The next morning my hunger for friendly Asian cuisine was finally satisfied at the Bambu buffet. Designed according to feng shui with comfortable booths and bamboo decor, the buffet served made-to-order eggs alongside a delicious choice of sushi, dim sum, miso soup, noodles, fruit and scrumptious croissants. It was a bona fide blend of Asia and Vegas.
Finally, the media events kicked off, and I was transported from Vegas to Hollywood. At the ribbon-cutting ceremony for the posh Four Seasons hotel, Adelson, 75 (who suffers from peripheral neuropathy that impairs his ability to walk), leaned on his Israeli wife, Dr. Miriam Adelson, as he cut the ribbon. He might as well have been Paris Hilton from the way the Asian paparazzi shoved me to get a good shot. Unfortunately, I had to catch a plane before red carpet events inaugurated the hotel with local celebs.
At the press conference over lunch, I asked Adelson if the Cotai Strip intends to attract Europeans and Americans.
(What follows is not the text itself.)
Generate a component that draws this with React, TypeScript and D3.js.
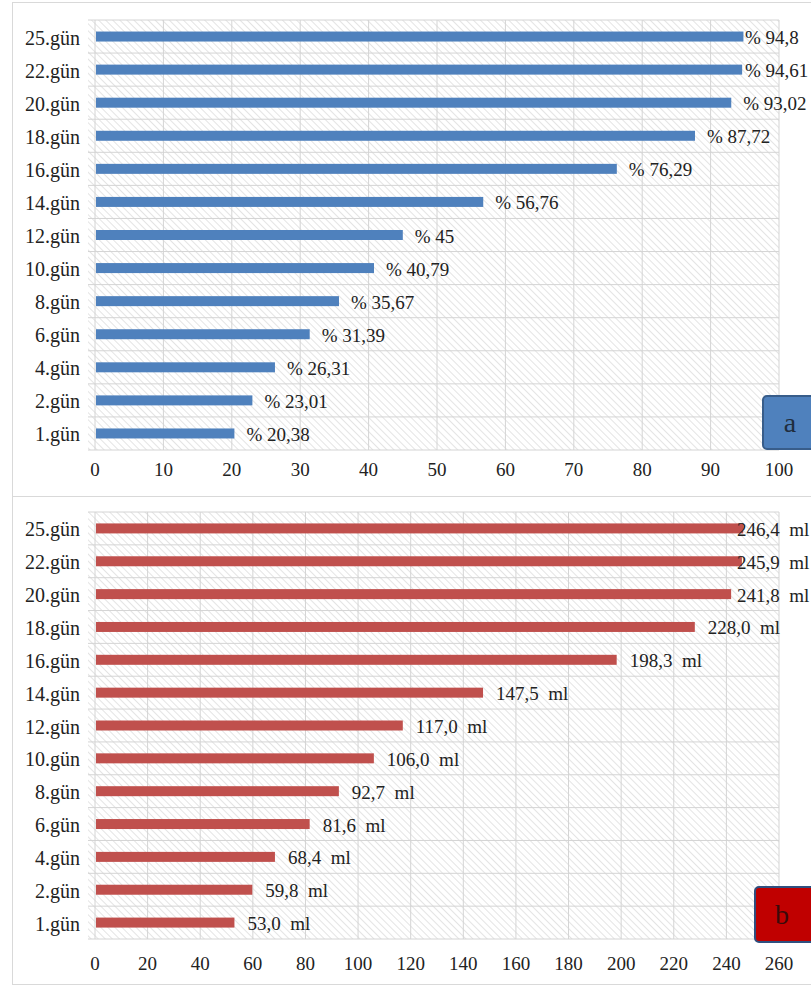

“There’s another country you forgot to mention: Russia,” he answered while being simultaneously translated into Cantonese, Mandarin, Japanese and Korean. “The Russian market is a very big market, and we have reason to believe that we’re going to attract Russians. It’s closer for Eastern Europeans to come to Macao than it is to go to Las Vegas. For England, I would say it’s probably equidistant… There are a lot of markets to which Macao is as equally attractive as Las Vegas.”
But as an Israeli-American, I often felt like the alienated Scarlett Johansson character in the film Lost in Translation, leading me to believe that the Western traveler would best enjoy Macao as part of a business trip or broader tour to Asia, with companions, good guides and a healthy budget.
Or I have another idea. Adelson should create a new hotel in Vegas, The Chinesian, to allow the Westerner to experience the best of China in America, because he’s doing a mind-bending job bringing the best of America (well, I guess that’s debatable) to the Far East.